DNI is measured using a pyrheliometer. This is an instrument that uses a collimated detector to measure radiation directly from the sun and small portion of sky surrounding it (Duffie & Beckman, 2013). Pyrheliometers are typically part of a solar resource measurement station.

Most of the available irradiance data from historical and satellite derived sources are hour averaged. However, in order to accurately calculate the daily yield of a CSP plant, it is essential to account for high-resolution temporal variability of the site data (Meyer et al., 2009).

The reason that hourly averaged DNI data is not acceptable for accurate yield analysis of a CSP plant is because hourly measurements are too infrequent to capture the transient effects of clouds (Grantham et al., 2013). The transient nature of DNI causes a nonlinear response of a CSP plant. The effect of using minute averaged data as opposed to hour averaged data has been investigated when modelling a parabolic trough plant (Beyer et al., 2010). It was found that using hourly data resulted in an overestimation of daily electrical energy yield of between 10 % and 20 %. Various methods of synthetic DNI generation resulted in improved yield analysis.

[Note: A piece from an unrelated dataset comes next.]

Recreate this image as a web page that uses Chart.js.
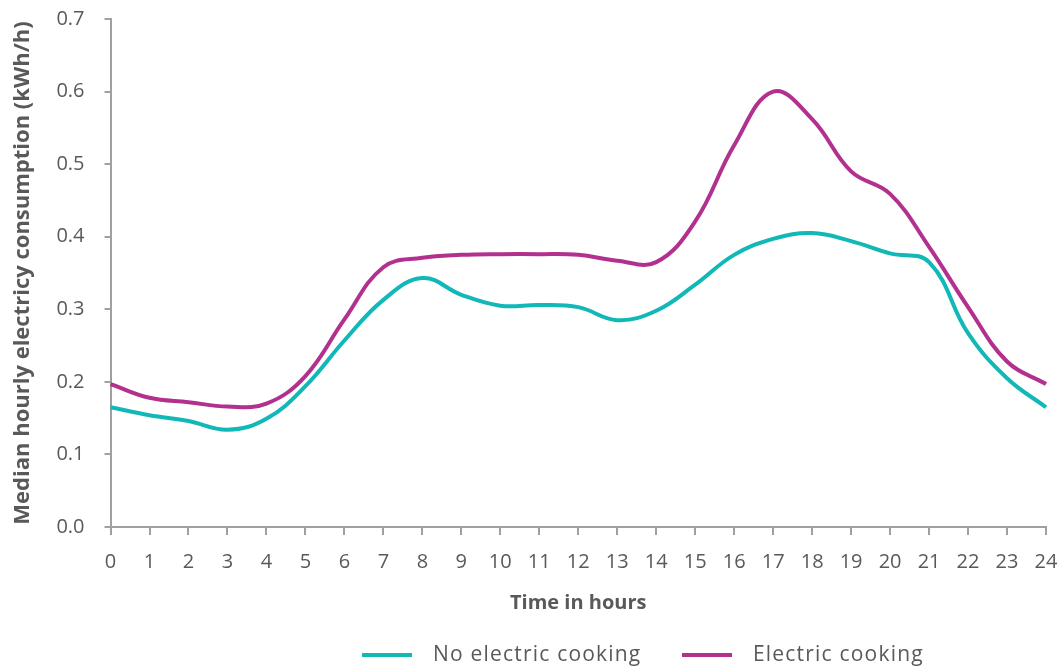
<!DOCTYPE html>
<html>
<head>
<meta charset="utf-8">
<script src="https://cdn.jsdelivr.net/npm/chart.js@4/dist/chart.umd.min.js"></script>
<style>
  html, body { margin: 0; padding: 0; background: #ffffff; }
  #wrap { width: 1061px; height: 666px; position: relative; }
</style>
</head>
<body>
<div id="wrap"><canvas id="c" width="1061" height="666"></canvas></div>
<script>
// ---- Data ----
const hours = ['0','1','2','3','4','5','6','7','8','9','10','11','12','13','14','15','16','17','18','19','20','21','22','23','24'];
const noElectricCooking = [0.165,0.154,0.146,0.134,0.149,0.194,0.257,0.313,0.343,0.320,0.305,0.306,0.303,0.285,0.298,0.334,0.375,0.397,0.405,0.394,0.377,0.365,0.267,0.205,0.165];
const electricCooking   = [0.197,0.178,0.172,0.166,0.170,0.208,0.286,0.358,0.371,0.375,0.376,0.376,0.375,0.367,0.365,0.421,0.526,0.600,0.562,0.490,0.459,0.386,0.303,0.228,0.197];
const seriesNames = ['No electric cooking', 'Electric cooking'];
const yTitle = 'Median hourly electricy consumption (kWh/h)';
const xTitle = 'Time in hours';

const TEXT = '#595959';
const AXIS = '#A0A0A0';
const TEAL = '#12B8B8';
const MAGENTA = '#B2318F';
const FONT = "'Open Sans', 'Liberation Sans', sans-serif";

// Custom legend drawn below the chart (positions are style only)
const legendPlugin = {
  id: 'bottomLegend',
  afterDraw(chart, args, opts) {
    const ctx = chart.ctx;
    ctx.save();
    chart.data.datasets.forEach((ds, i) => {
      const x = opts.anchors[i];
      const y = opts.y;
      ctx.strokeStyle = ds.borderColor;
      ctx.lineWidth = 4;
      ctx.lineCap = 'butt';
      ctx.beginPath();
      ctx.moveTo(x, y);
      ctx.lineTo(x + opts.lineLen, y);
      ctx.stroke();
      ctx.fillStyle = TEXT;
      ctx.font = opts.font;
      ctx.textBaseline = 'middle';
      ctx.textAlign = 'left';
      try { ctx.letterSpacing = opts.letterSpacing; } catch (e) {}
      ctx.fillText(ds.label, x + opts.textGap, y);
    });
    ctx.restore();
  }
};

new Chart(document.getElementById('c'), {
  type: 'line',
  data: {
    labels: hours,
    datasets: [
      { label: seriesNames[0], data: noElectricCooking, borderColor: TEAL, backgroundColor: TEAL,
        borderWidth: 4, pointRadius: 0, tension: 0.4, fill: false },
      { label: seriesNames[1], data: electricCooking, borderColor: MAGENTA, backgroundColor: MAGENTA,
        borderWidth: 4, pointRadius: 0, tension: 0.4, fill: false }
    ]
  },
  options: {
    responsive: false,
    animation: false,
    devicePixelRatio: 1,
    layout: { padding: { top: 19, right: 15, bottom: 47, left: 0 } },
    plugins: {
      legend: { display: false },
      tooltip: { enabled: false },
      bottomLegend: { anchors: [362, 682], y: 655, lineLen: 50, textGap: 71,
                      font: "21px " + FONT, letterSpacing: '1.2px' }
    },
    scales: {
      x: {
        type: 'category',
        offset: false,
        afterFit: s => { s.paddingLeft = 0; s.paddingRight = 0; },
        grid: { display: true, drawOnChartArea: false, drawTicks: true, tickLength: 8, color: AXIS, lineWidth: 2 },
        border: { display: true, color: AXIS, width: 2 },
        ticks: { color: TEXT, font: { family: FONT, size: 20 }, padding: 15, maxRotation: 0, autoSkip: false },
        title: { display: true, text: xTitle, color: TEXT, font: { family: FONT, size: 20, weight: 'bold' },
                 padding: { top: 2, bottom: 4 } }
      },
      y: {
        min: 0, max: 0.7,
        afterFit: s => { s.paddingTop = 0; s.paddingBottom = 0; },
        grid: { display: true, drawOnChartArea: false, drawTicks: true, tickLength: 6, color: AXIS, lineWidth: 2 },
        border: { display: true, color: AXIS, width: 2 },
        ticks: { stepSize: 0.1, color: TEXT, font: { family: FONT, size: 20 }, padding: 20,
                 callback: v => Number(v).toFixed(1) },
        title: { display: true, text: yTitle, color: TEXT, font: { family: FONT, size: 22, weight: 'bold' },
                 padding: { top: 10, bottom: 0 } }
      }
    }
  },
  plugins: [legendPlugin]
});
</script>
</body>
</html>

The Southern African Universities Radiometric Network (SAURAN) is a regional network of sixteen solar monitoring stations, which provides a free source of minute averaged DNI data in Southern Africa. The data is accessible to the public via a website interface.

Each of the SAURAN stations measure DNI, diffuse horizontal irradiance (DHI), global horizontal irradiance (GHI) as well as other meteorological data. The data is available in time-averaged formats over 1-minute, hourly and daily intervals. The aim of SAURAN is to provide a long-term record of solar resource in Southern Africa, a region that shows high potential for the implementation of various solar energy technologies (Brooks et al., 2015).

2.5.2.

Generating high resolution direct normal irradiance data

In order to utilize the high resolution DNI data measured using SAURAN, a method of combining available hourly averaged data at a site and the high resolution ground measured data is available. The method proposed by Fernández-Peruchena et al., (2015) uses a technique for the nondimensionalization of a series of ground measured, high frequency daily DNI curves.

The process of nondimensionalization transforms each measured day into a dimensionless signature that can be used to create high resolution DNI data from hourly DNI data. The process is described in depth in Appendix A.